* _THE TASK_: Look below and pull out each line with the word "code".
Start of ITEMS
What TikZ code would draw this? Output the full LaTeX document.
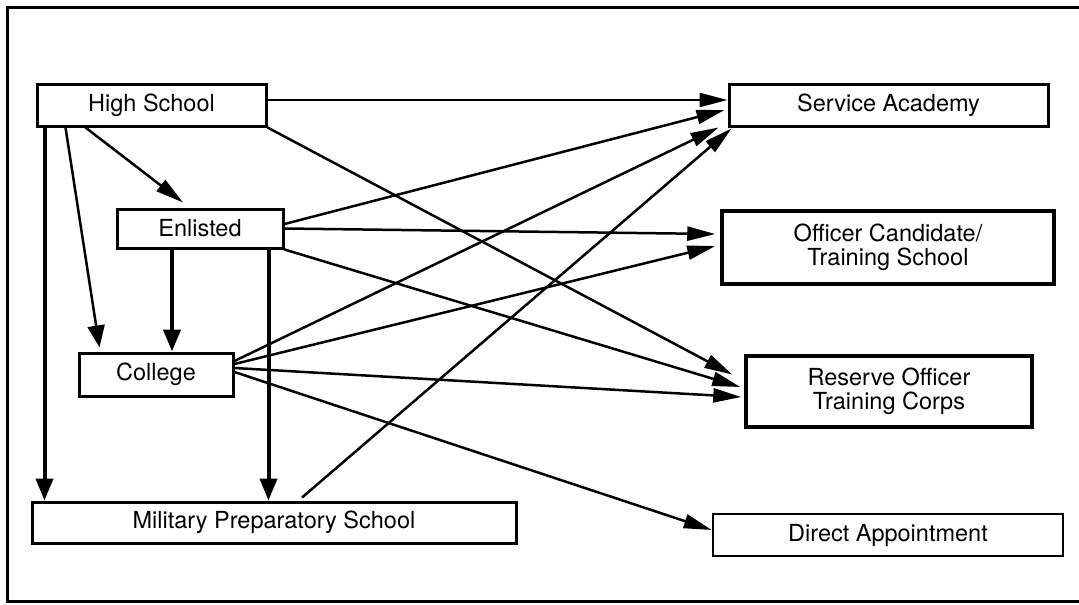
\documentclass[tikz,border=0pt]{standalone}
\usepackage{fontspec}
\setmainfont{TeX Gyre Heros}
\usetikzlibrary{arrows.meta}

\begin{document}
\begin{tikzpicture}[x=1pt,y=-1pt,
        box/.style={draw, line width=3pt, inner sep=0pt, align=center,
            font=\fontsize{23.5}{24.5}\selectfont},
        arr/.style={line width=2.5pt, -{Triangle[length=28pt,width=14pt]}},
        downarr/.style={line width=2.5pt, -{Triangle[length=22pt,width=17pt]}},
        thickarr/.style={line width=4pt, -{Triangle[length=22pt,width=17pt]}}]
                \useasboundingbox (0,0) rectangle (1079,605);
                \draw [line width=3pt] (1079,7) -- (7,7) -- (7,601) -- (1079,601);

                \node [box, minimum width=229pt, minimum height=42pt] (hs) at (151.5,105) {High School};
                \node [box, minimum width=166pt, minimum height=39pt] (enl) at (200,228.5) {Enlisted};
                \node [box, minimum width=154pt, minimum height=43pt] (col) at (156,374.5) {College};
                \node [box, minimum width=484pt, minimum height=41pt] (mps) at (274,522.5) {Military Preparatory School};
                \node [box, minimum width=319pt, minimum height=42pt] (sa) at (888.5,105) {Service Academy};
                \node [box, line width=3.5pt, minimum width=332pt, minimum height=73pt] (ocs) at (888,247.5) {Officer Candidate/\\Training School};
                \node [box, line width=3.5pt, minimum width=286pt, minimum height=71pt] (rotc) at (889,391.5) {Reserve Officer\\Training Corps};
                \node [box, line width=2.5pt, minimum width=350pt, minimum height=42pt] (da) at (888,535) {Direct Appointment};

                \coordinate (hsl) at ([xshift=9pt]hs.south west);
                \coordinate (enc) at ([xshift=-28pt]enl.south);
                \coordinate (enm) at ([xshift=-16pt]enl.south east);

                \draw [arr] ([yshift=5pt]hs.east) -- ([yshift=5pt]sa.west);
                \draw [arr] (hs.south east) -- ([xshift=-12pt,yshift=17pt]rotc.west);
                \draw [arr] ([xshift=50pt]hs.south west) -- ([xshift=-17pt,yshift=5pt]enl.north);
                \draw [downarr] ([xshift=30pt]hs.south west) -- ([xshift=22pt,yshift=4pt]col.north west);
                \draw [thickarr] (hsl) -- (hsl |- mps.north);

                \draw [arr] ([yshift=4.5pt]enl.east) -- ([xshift=-3pt,yshift=-5pt]sa.west);
                \draw [arr] (enl.east) -- ([xshift=-5pt,yshift=13.5pt]ocs.west);
                \draw [arr] (enl.south east) -- ([xshift=-4pt,yshift=4.5pt]rotc.west);
                \draw [thickarr] (enc) -- (enc |- col.north);
                \draw [thickarr] (enm) -- (enm |- mps.north);

                \draw [arr] ([yshift=13.5pt]col.east) -- ([xshift=-9pt]sa.south west);
                \draw [arr] ([yshift=10.5pt]col.east) -- ([xshift=-5pt,yshift=1.5pt]ocs.west);
                \draw [arr] ([yshift=6.5pt]col.east) -- ([xshift=-3pt,yshift=-5.5pt]rotc.west);
                \draw [arr] ([yshift=2.5pt]col.east) -- ([yshift=5pt]da.west);

                \draw [arr] ([xshift=28pt,yshift=3pt]mps.north) -- ([xshift=4pt,yshift=-1pt]sa.south west);
            \end{tikzpicture}
\end{document}
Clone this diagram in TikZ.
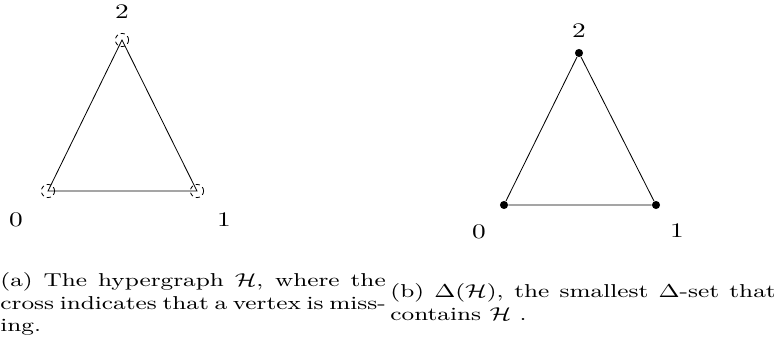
\documentclass[tikz,border=0pt]{standalone}
\usepackage{graphicx, tikz}

\newcommand{\widetext}[1]{\scalebox{1.32}[1]{#1}}

\begin{document}
\begin{tikzpicture}[x=0.483pt, y=-0.483pt,
	missing/.style={circle, dash pattern=on 2pt off 1.6pt, draw, inner sep=0pt, minimum size=6.4pt},
	vertex/.style={circle, fill, inner sep=0pt, minimum size=3.9pt},
	caption/.style={anchor=west, inner sep=0pt}]
			\useasboundingbox (0,0) rectangle (774,352);
			% (a) the hypergraph
			\node[missing] (a0) at (48,191) {};
			\node[missing] (a1) at (197,191) {};
			\node[missing] (a2) at (122,40) {};
			\draw (a0.center) -- (a1.center) -- (a2.center) -- cycle;
			\node (la0) at (16,220) {\widetext{0}};
			\node (la1) at (224,220) {\widetext{1}};
			\node (la2) at (122,12) {\widetext{2}};
			% (b) the Delta-set
			\node[vertex] (b0) at (504,205) {};
			\node[vertex] (b1) at (656,205) {};
			\node[vertex] (b2) at (579,53) {};
			\draw (b0) -- (b1) -- (b2) -- (b0);
			\node (lb0) at (479,232) {\widetext{0}};
			\node (lb1) at (677,231) {\widetext{1}};
			\node (lb2) at (579,31) {\widetext{2}};
			% captions
			\node[caption] (capa) at (0,304) {\widetext{\parbox{141pt}{\small (a) The hypergraph $\mathcal{H}$, where the cross indicates that a vertex is miss\-ing.}}};
			\node[caption] (capb) at (390,302) {\widetext{\parbox{141pt}{\small (b) $\Delta(\mathcal{H})$, the smallest $\Delta$-set that contains $\mathcal{H}$ .}}};
			\end{tikzpicture}
\end{document}
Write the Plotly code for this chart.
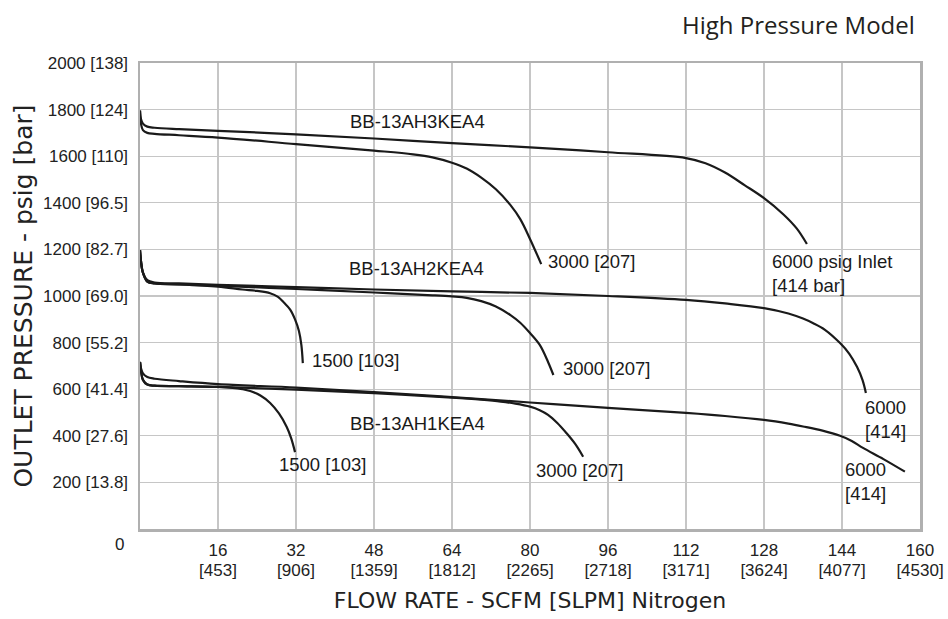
import plotly.graph_objects as go

# ---- data (flow in SCFM, outlet pressure in psig) ----
# BB-13AH3KEA4 group
h3_6000_x = [0, 0.2, 0.6, 1.5, 3, 8, 16, 32, 48, 64, 80, 96, 112, 116, 120, 124, 128, 132, 134.7, 136.8]
h3_6000_y = [1796, 1760, 1740, 1727, 1722, 1716, 1709, 1694, 1676, 1656, 1638, 1617, 1592, 1570, 1530, 1476, 1420, 1350, 1290, 1223]
h3_3000_x = [0, 0.2, 0.6, 1.5, 3, 8, 16, 32, 48, 56, 60, 64, 67, 70, 73, 76, 78, 80, 82.3]
h3_3000_y = [1796, 1740, 1712, 1700, 1696, 1690, 1680, 1652, 1624, 1608, 1595, 1572, 1547, 1508, 1458, 1390, 1330, 1245, 1137]

# BB-13AH2KEA4 group
h2_6000_x = [0, 0.2, 0.6, 1.5, 3, 8, 16, 32, 48, 64, 80, 96, 112, 120, 128, 133, 136, 138, 140.5, 143.6, 145.5, 147.1, 148.2, 148.9]
h2_6000_y = [1197, 1150, 1100, 1068, 1058, 1054, 1048, 1038, 1028, 1020, 1013, 1000, 983, 968, 948, 925, 903, 884, 855, 798, 752, 695, 640, 584]
h2_3000_x = [0, 0.2, 0.6, 1.5, 3, 8, 16, 32, 48, 60, 64, 67, 70, 73, 76, 78, 80, 82, 83.7, 84.8]
h2_3000_y = [1197, 1150, 1100, 1062, 1054, 1050, 1044, 1030, 1015, 1003, 998, 992, 978, 955, 918, 885, 841, 790, 717, 661]
h2_1500_x = [0, 0.2, 0.6, 1.5, 3, 8, 16, 21, 24, 26.7, 28.3, 29.5, 30.8, 31.8, 32.6, 33.1, 33.4]
h2_1500_y = [1197, 1150, 1100, 1062, 1054, 1050, 1040, 1028, 1022, 1012, 996, 972, 942, 900, 850, 790, 712]

# BB-13AH1KEA4 group
h1_6000_x = [0, 0.2, 0.6, 1.5, 3, 8, 16, 32, 48, 64, 80, 96, 112, 120, 128, 133, 136, 140, 143.6, 146, 148.3, 152.5, 156.9]
h1_6000_y = [717, 690, 668, 652, 645, 635, 622, 607, 588, 566, 543, 520, 498, 485, 468, 452, 440, 422, 400, 378, 348, 300, 246]
h1_3000_x = [0, 0.2, 0.6, 1.5, 3, 8, 16, 32, 48, 64, 70, 74, 77, 80, 82, 83.7, 85.6, 87.5, 89.3, 90.9]
h1_3000_y = [717, 680, 640, 620, 615, 613, 610, 598, 583, 564, 555, 547, 538, 525, 510, 490, 455, 411, 364, 310]
h1_1500_x = [0, 0.2, 0.6, 1.5, 3, 8, 16, 19, 21, 22.6, 24.7, 26.7, 28.5, 30.1, 31, 31.8]
h1_1500_y = [717, 680, 640, 620, 615, 613, 610, 606, 600, 592, 573, 541, 496, 438, 390, 330]

x_ticks = [16, 32, 48, 64, 80, 96, 112, 128, 144, 160]
x_tick_slpm = ["453", "906", "1359", "1812", "2265", "2718", "3171", "3624", "4077", "4530"]
y_ticks = [200, 400, 600, 800, 1000, 1200, 1400, 1600, 1800, 2000]
y_tick_bar = ["13.8", "27.6", "41.4", "55.2", "69.0", "82.7", "96.5", "110", "124", "138"]

series = [
    (h3_6000_x, h3_6000_y), (h3_3000_x, h3_3000_y),
    (h2_6000_x, h2_6000_y), (h2_3000_x, h2_3000_y), (h2_1500_x, h2_1500_y),
    (h1_6000_x, h1_6000_y), (h1_3000_x, h1_3000_y), (h1_1500_x, h1_1500_y),
]

fig = go.Figure()
for xs, ys in series:
    fig.add_trace(go.Scatter(
        x=xs, y=ys, mode="lines",
        line=dict(color="#1a1a1a", width=2.2, shape="spline", smoothing=1.0),
        showlegend=False, hoverinfo="skip",
    ))
# carrier trace for the secondary (SLPM) tick-label axis
fig.add_trace(go.Scatter(x=[x_ticks[0], x_ticks[-1]], y=[None, None], xaxis="x2",
                         mode="lines", showlegend=False, hoverinfo="skip"))

TXT = "Liberation Sans, Arial, sans-serif"
ann_font = dict(family=TXT, size=18.5, color="#1a1a1a")

labels = [
    ("BB-13AH3KEA4", 57, 1751, "center"),
    ("BB-13AH2KEA4", 56.8, 1116, "center"),
    ("BB-13AH1KEA4", 57, 451, "center"),
    ("3000 [207]", 83.3, 1146, "left"),
    ("6000 psig Inlet<br>[414 bar]", 129.2, 1095, "left"),
    ("1500 [103]", 34.9, 725, "left"),
    ("3000 [207]", 86.4, 691, "left"),
    ("6000<br>[414]", 148.3, 468, "left"),
    ("1500 [103]", 28.1, 275, "left"),
    ("3000 [207]", 80.8, 249, "left"),
    ("6000<br>[414]", 144.2, 202, "left"),
]
annotations = []
for text, ax, ay, anchor in labels:
    annotations.append(dict(
        text=text, x=ax, y=ay, xref="x", yref="y", showarrow=False,
        xanchor=anchor, yanchor="middle", align="left", font=ann_font,
    ))

# origin label
annotations.append(dict(
    text="0", x=0, y=0, xref="paper", yref="paper", showarrow=False,
    xanchor="center", yanchor="middle", xshift=-21, yshift=-15,
    font=dict(family=TXT, size=17, color="#222222"),
))
# top-right title
annotations.append(dict(
    text="High Pressure Model", x=1, y=1, xref="paper", yref="paper",
    showarrow=False, xanchor="right", yanchor="middle", xshift=-3, yshift=39,
    font=dict(family="Open Sans, Noto Sans, sans-serif", size=24, color="#231f20"),
))

fig.update_layout(
    width=948, height=619,
    margin=dict(l=140, r=28, t=63, b=90),
    paper_bgcolor="white", plot_bgcolor="white",
    annotations=annotations,
    showlegend=False,
    xaxis=dict(
        range=[0, 160], automargin=False,
        tickmode="array", tickvals=x_ticks, ticktext=[str(v) for v in x_ticks],
        tickfont=dict(family=TXT, size=17, color="#222222"),
        ticks="outside", ticklen=4, tickcolor="rgba(0,0,0,0)",
        showgrid=True, gridcolor="#c6c6c6", gridwidth=1.2,
        zeroline=False, showline=True, mirror=True, linecolor="#b0b0b0", linewidth=2.5,
    ),
    xaxis2=dict(
        range=[0, 160], automargin=False, overlaying="x", side="bottom", anchor="y",
        tickmode="array", tickvals=x_ticks, ticktext=[f"[{s}]" for s in x_tick_slpm],
        tickfont=dict(family=TXT, size=17, color="#222222"),
        ticks="outside", ticklen=26, tickcolor="rgba(0,0,0,0)",
        showgrid=False, zeroline=False, showline=False,
        title=dict(text="FLOW RATE - SCFM [SLPM] Nitrogen",
                   font=dict(family="DejaVu Sans, sans-serif", size=22, color="#222222"),
                   standoff=13),
    ),
    yaxis=dict(
        range=[0, 2000], automargin=False,
        tickmode="array", tickvals=y_ticks,
        ticktext=[f"{v} [{s}]" for v, s in zip(y_ticks, y_tick_bar)],
        tickfont=dict(family=TXT, size=17, color="#222222"),
        ticks="outside", ticklen=6, tickcolor="rgba(0,0,0,0)",
        showgrid=True, gridcolor="#c6c6c6", gridwidth=1.2,
        zeroline=False, showline=True, mirror=True, linecolor="#b0b0b0", linewidth=2.5,
        title=dict(text="OUTLET PRESSURE - psig [bar]",
                   font=dict(family="DejaVu Sans, sans-serif", size=25, color="#222222"),
                   standoff=4),
    ),
)

fig.write_html("out.html",
               config={"displayModeBar": False, "staticPlot": True},
               post_script="document.body.style.margin='0';document.body.style.overflow='hidden';")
End of ITEMS
* _FULL SOLUTION_:
What TikZ code would draw this? Output the full LaTeX document.
Write the Plotly code for this chart.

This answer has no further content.